Docyt has extensive experience with migrations and can:
* Perform rapid migration of unlimited years of Bench data.
* Deliver full accrual basis bookkeeping.
* Support 20+ industry verticals and 30+ revenue systems.
* Handle multi-entity and intercompany accounting.
* Provide continuous reconciliation of key balance sheet accounts done daily.
* Offer integrated bill pay, receipt management, and expense reporting software.
We know this transition may feel overwhelming, but you don’t have to face it alone. Docyt is here to help businesses keep their books accurate and operations seamless. Reach out to me via LinkedIn if this has affected you - we are here to help!
This thread is full of accounting service founders promoting their product, often with a discount for Bench refugees. Why are there so many of those accounting startups and how do they manage to survive in such a crowded market? Or are they also going to do a last-minute shutdown when the VC money runs out?
Then how did Bench collapse? How many of those startups have enough customers to be profitable?
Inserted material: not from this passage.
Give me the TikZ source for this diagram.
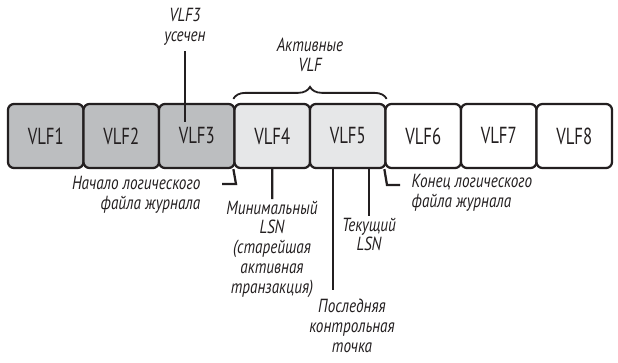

How could I, as a business owner, decide based solely on their HN advertisements?
We don't know. There have been many companies that collapsed while competitors grew and new competitors started out. Companies collapse for various reasons. One good explanation is that secure debt got called in and that was the end of them.
> How many of those startups have enough customers to be profitable?
Who knows. How many of the VC ran startups are running at a loss to grow but if they just cut back would be profitable?
> How could I, as a business owner, decide based solely on their HN advertisements?
Because literally no one knows how to keep books and manage a double entry system. We had a family business for 40+ years and most of the revenue was from fixing bookkeeping and accounting mistakes made by untrained individuals trying to use software (QuickBooks). "If the software lets me do it then it must be correct."
This is really frustrating. I'll admit their services have been going downhill dramatically (all my books Jan-Nov were still open as of last week and usually they would close subsequent month), but I still think shutting down right before the tax year ends is downright scummy.
What are the alternatives that handle bookkeeping and tax filing? Maybe I should just get a local CPA...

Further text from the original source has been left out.